Home Hukum Robert Urai Kronologi Laporan 75 Pegawai KPK ke Ombudsman

Robert Urai Kronologi Laporan 75 Pegawai KPK ke Ombudsman

Jakarta, gatra.net  – Ikhwal adanya dugaan penyimpangan prosedur dalam proses peralihan status pegawai Komisi Pemberantasan Korupsi (KPK) menjadi pegawai Aparatur Sipil Negara (ASN), Anggota Ombudsman Republik Indonesia (ORI) Robert Na Endi Jaweng menguraikan kronologi laporan atau pengaduan yang disampaikan oleh masyarakat, dalam hal ini adalah 75 pegawai KPK kepada ORI.

Para pegawai lembaga antirasuah tersebut memberikan kuasanya kepada sejumlah pihak dan lembaga sebagai kuasa hukum yang menyebut dirinya adalah Tim Advokasi Selamatkan KPK.

"Pelapor itu sudah menyampaikan laporan atau pengaduan mereka dan sudah secara langsung juga datang ke Ombudsman, maupun juga mengirimkan dokumen-dokumen yang diperlukan," tuturnya, via Zoom dalam konferensi pers daring bertajuk "Ombudsman RI Sampaikan Hasil Pemeriksaan Aduan Pegawai KPK" pada Rabu (21/7).

Setelah itu, kata Robert, pengaduan atau laporan itu sudah disampaikan kepada para pihak terlapor. Dalam hal ini adalah Ketua KPK, Firli Bahuri, serta Kepala Badan Kepegawaian Negara (BKN), Bima Haria Wibisana.

"Intinya adalah bahwa ini tindaklanjut dari apa, pengaturan, di Undang-Undang 19 Tahun 2019 ya, ini Revisi atas Undang-Undang KPK sebelumnya, yang mengatur salah satu pasal penting di dalamnya adalah soal reposisi, sekali lagi, reposisi kedudukan KPK, yang tadinya merupakan lembaga independen, untuk kemudian menjadi lembaga negara yang berada di bawah rumpun kekuasaan eksekutif," terangnya.

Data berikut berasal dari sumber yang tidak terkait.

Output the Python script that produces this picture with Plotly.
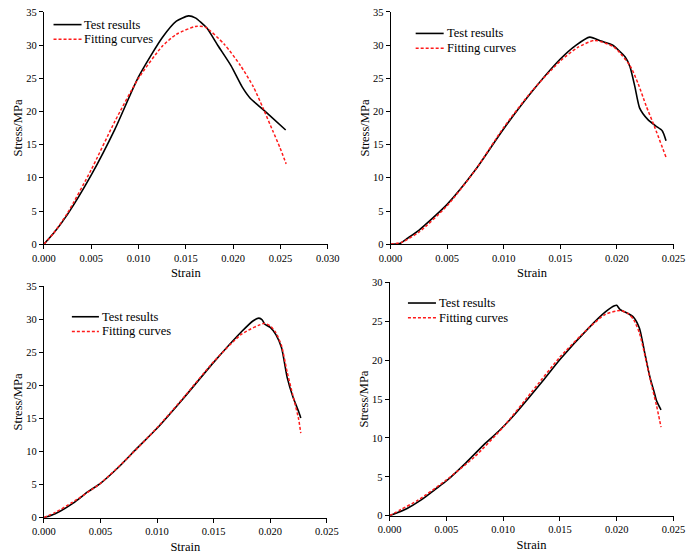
import plotly.graph_objects as go

# ---------------- data ----------------
# Panel 1 (top-left)
p1_test_x = [0.0, 0.001, 0.0025, 0.005, 0.0075, 0.010, 0.0125, 0.014, 0.01528, 0.016, 0.0172,
             0.0184, 0.01977, 0.02095, 0.0218, 0.02283, 0.02385, 0.02555]
p1_test_y = [0.0, 1.6, 4.5, 10.4, 17.3, 25.2, 31.1, 33.6, 34.4, 34.1, 32.6,
             29.9, 26.9, 23.7, 22.0, 20.7, 19.4, 17.2]
p1_fit_x = [0.0, 0.001, 0.0025, 0.005, 0.0075, 0.010, 0.0125, 0.01398, 0.016, 0.01704, 0.01908,
            0.02078, 0.02214, 0.02316, 0.02418, 0.02493, 0.0256]
p1_fit_y = [0.0, 1.6, 4.7, 11.2, 18.5, 25.0, 29.8, 31.6, 32.8, 32.7, 30.1,
            26.9, 23.7, 20.5, 17.1, 14.6, 12.1]

# Panel 2 (top-right)
p2_test_x = [0.0, 0.0008, 0.0015, 0.0025, 0.005, 0.0075, 0.010, 0.0125, 0.015, 0.0164, 0.0176,
             0.0186, 0.0196, 0.02073, 0.02116, 0.02159, 0.02201, 0.02272, 0.02344, 0.024, 0.02434]
p2_test_y = [0.0, 0.1, 0.9, 2.1, 6.0, 11.2, 17.4, 23.0, 27.9, 30.0, 31.2,
             30.6, 30.0, 28.2, 26.7, 23.7, 20.5, 18.8, 17.8, 17.1, 15.6]
p2_fit_x = [0.0, 0.001, 0.0025, 0.005, 0.0075, 0.010, 0.0125, 0.015, 0.0165, 0.01803, 0.01974,
            0.02116, 0.02187, 0.02259, 0.0233, 0.02434]
p2_fit_y = [0.0, 0.3, 1.8, 5.8, 11.2, 17.6, 23.1, 27.6, 29.6, 30.7, 29.7,
            26.9, 24.2, 20.8, 17.8, 13.1]

# Panel 3 (bottom-left)
p3_test_x = [0.0, 0.001, 0.00259, 0.00387, 0.005, 0.00657, 0.00828, 0.00998, 0.0124,
             0.015, 0.0175, 0.0185, 0.019, 0.0193, 0.0195, 0.020, 0.0205, 0.021, 0.0215,
             0.022, 0.0225, 0.0227]
p3_test_y = [0.0, 0.6, 2.2, 3.9, 5.2, 7.6, 10.6, 13.5, 18.2,
             23.5, 28.2, 29.8, 30.2, 29.9, 29.3, 28.8, 27.7, 25.7, 21.2,
             18.3, 16.1, 15.1]
p3_fit_x = [0.0, 0.001, 0.0025, 0.005, 0.0075, 0.010, 0.0125, 0.015, 0.0175, 0.0195,
            0.020, 0.0205, 0.021, 0.0215, 0.022, 0.0225, 0.0227]
p3_fit_y = [0.0, 0.8, 2.3, 5.2, 9.2, 13.6, 18.5, 23.6, 27.8, 29.4,
            29.0, 28.0, 26.0, 22.0, 18.5, 15.0, 12.8]

# Panel 4 (bottom-right)
p4_test_x = [0.0, 0.0015, 0.00275, 0.00402, 0.00502, 0.00672, 0.00842, 0.00955, 0.01069, 0.01352,
             0.015, 0.0175, 0.019, 0.0198, 0.020, 0.0203, 0.021, 0.0215, 0.022, 0.0225,
             0.0228, 0.023, 0.0233, 0.0235, 0.0239]
p4_test_y = [0.0, 0.9, 2.0, 3.4, 4.5, 6.8, 9.3, 10.8, 12.5, 17.4,
             20.1, 24.1, 26.2, 27.0, 27.05, 26.5, 26.0, 25.5, 24.1, 20.7,
             18.6, 17.4, 15.9, 14.8, 13.6]
p4_fit_x = [0.0, 0.001, 0.0025, 0.005, 0.0075, 0.010, 0.0125, 0.015, 0.0175, 0.019, 0.0203,
            0.021, 0.0215, 0.022, 0.0225, 0.023, 0.0235, 0.0239]
p4_fit_y = [0.0, 0.8, 2.0, 4.6, 7.6, 11.4, 15.9, 20.4, 24.1, 25.9, 26.4,
            26.0, 25.2, 23.5, 20.5, 17.2, 14.2, 11.4]

series_names = ["Test results", "Fitting curves"]

panels = [
    (p1_test_x, p1_test_y, p1_fit_x, p1_fit_y),
    (p2_test_x, p2_test_y, p2_fit_x, p2_fit_y),
    (p3_test_x, p3_test_y, p3_fit_x, p3_fit_y),
    (p4_test_x, p4_test_y, p4_fit_x, p4_fit_y),
]
x_ranges = [[0, 0.030], [0, 0.025], [0, 0.025], [0, 0.025]]
y_ranges = [[0, 35], [0, 35], [0, 35], [0, 30]]

# ---------------- layout geometry (pixels) ----------------
W, H = 700, 559
# (left, right, top, bottom) in pixels
boxes = [(33, 327, 7, 244), (392, 685, 7, 244), (33, 326, 287, 523), (391, 685, 283, 521)]
# legend: (line x0, line x1, first row y, row gap)
legend_geo = [(43, 72, 20, 15), (418, 447, 29, 15), (62, 90, 318, 15), (410, 439, 304, 15)]

FONT = "Liberation Serif"
BLACK_LINE = dict(color="black", width=1.6)
RED_LINE = dict(color="#ff1a1a", width=1.5, dash="3px,2px")

fig = go.Figure()
for i, (tx, ty, fx, fy) in enumerate(panels):
    n = "" if i == 0 else str(i + 1)
    fig.add_trace(go.Scatter(x=tx, y=ty, mode="lines", name=series_names[0],
                             line=dict(**BLACK_LINE, shape="spline", smoothing=0.6),
                             xaxis="x" + n, yaxis="y" + n, showlegend=False))
    fig.add_trace(go.Scatter(x=fx, y=fy, mode="lines", name=series_names[1],
                             line=dict(**RED_LINE, shape="spline", smoothing=0.6),
                             xaxis="x" + n, yaxis="y" + n, showlegend=False))

layout = dict(
    width=W, height=H,
    margin=dict(l=0, r=0, t=0, b=0),
    paper_bgcolor="white", plot_bgcolor="white",
    font=dict(family=FONT, color="black", size=12),
    showlegend=False,
)
shapes = []
annotations = []
for i in range(4):
    n = "" if i == 0 else str(i + 1)
    l, r, t, b = boxes[i]
    layout["xaxis" + n] = dict(
        domain=[l / W, r / W], range=x_ranges[i], anchor="y" + n,
        tickformat=".3f", dtick=0.005, tick0=0,
        showgrid=False, zeroline=False, showline=True, linecolor="black", linewidth=1,
        ticks="outside", ticklen=4, tickcolor="black", tickwidth=1,
        tickfont=dict(family=FONT, size=10.5),
        title=dict(text="Strain", font=dict(family=FONT, size=12.5), standoff=5),
    )
    layout["yaxis" + n] = dict(
        domain=[(H - b) / H, (H - t) / H], range=y_ranges[i], anchor="x" + n,
        dtick=5, tick0=0,
        showgrid=False, zeroline=False, showline=True, linecolor="black", linewidth=1,
        ticks="outside", ticklen=4, tickcolor="black", tickwidth=1,
        tickfont=dict(family=FONT, size=10.5),
        title=dict(text="Stress/MPa", font=dict(family=FONT, size=12.5), standoff=0),
    )
    # manual legend
    x0, x1, y0, gap = legend_geo[i]
    for k, style in enumerate([BLACK_LINE, RED_LINE]):
        yy = (H - (y0 + k * gap)) / H
        shapes.append(dict(type="line", xref="paper", yref="paper",
                           x0=x0 / W, x1=x1 / W, y0=yy, y1=yy, line=style))
        annotations.append(dict(xref="paper", yref="paper", x=(x1 + 1) / W, y=yy,
                                xanchor="left", yanchor="middle", showarrow=False,
                                text=series_names[k], font=dict(family=FONT, size=12.5)))

layout["shapes"] = shapes
layout["annotations"] = annotations
fig.update_layout(**layout)
fig.write_html("out.html")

Robert mengatakan, KPK berada di bawah rumpun kekuasaan eksekutif serta terkait dengan organisasi dan tata kelola. Sementara itu, fungsi-fungsi terkait pada proses-proses hukumnya itu tentu saja KPK itu independen.

"Tetapi dalam konteks keorganisasian tata kelola, dia menjadi bagian dan di bawah apa, rumpun kekuasaan eksekutif," sambungnya.

Lanjut Robert, karena KPK sudah menjadi bagian dari rumpun kekuasaan eksekutif, maka tentu personil yang bekerja di dalamnya itu adalah ASN. "Ini, logisnya memang seperti itu," katanya.

Ia menuturkan, setelah Undang-Undang (UU) Nomor 19 Tahun 2019 dibuat, terjemahan lebih lanjutnya adalah Peraturan Pemerintah (PP) Nomor 41 Tahun 2020. PP ini terkait dengan peralihan status, yang tadinya adalah pegawai tetap KPK menjadi pegawai ASN serta diatur dalam Peraturan Pemerintah Nomor 41 Tahun 2020 itu.

"Dan ternyata dalam Peraturan Pemerintah ini, ini masih juga mendelegasikan pengaturan lebih lanjut dalam bentuk peraturan KPK atau kita sebut Perkom [Peraturan Komisi]," tambah Robert.

Menurutnya, Perkom ini lah kronologi laporannya yang sudah mulai didiskusikan di internal KPK, dibahas dan sebagainya sejak Agustus tahun 2020. Hingga kemudian disahkan atau diundangkan pada tanggal 27 Januari 2021. 

"Ini kronologi ya dan kemudian setelah pengesahan perundangan Perkom ini, kemudian proses pelaksanaan dilakukan Tes Wawasan Kebangsaan [TWK] atau sebenarnya lebih umumnya adalah asesmen ya. Tidak mana kemudian instrumen yang dipakai adalah TWK dan kemudian penetapan hasil yang kita semua tahu, tanggal 1 Juni kemarin itu sudah apa, dilakukan pelantikan terhadap mereka yang berkategori memenuhi syarat," kata Robert.

Di samping itu, dengan adanya 75 pegawai KPK (pelapor) yang menyampaikan laporannya kepada Ombudsman, mereka berharap agar asesmen TWK dihapuskan sebagai proses alih status pegawai KPK. Serta Surat Keputusan (SK) Nomor 652 Tahun 2021 dapat dibatalkan.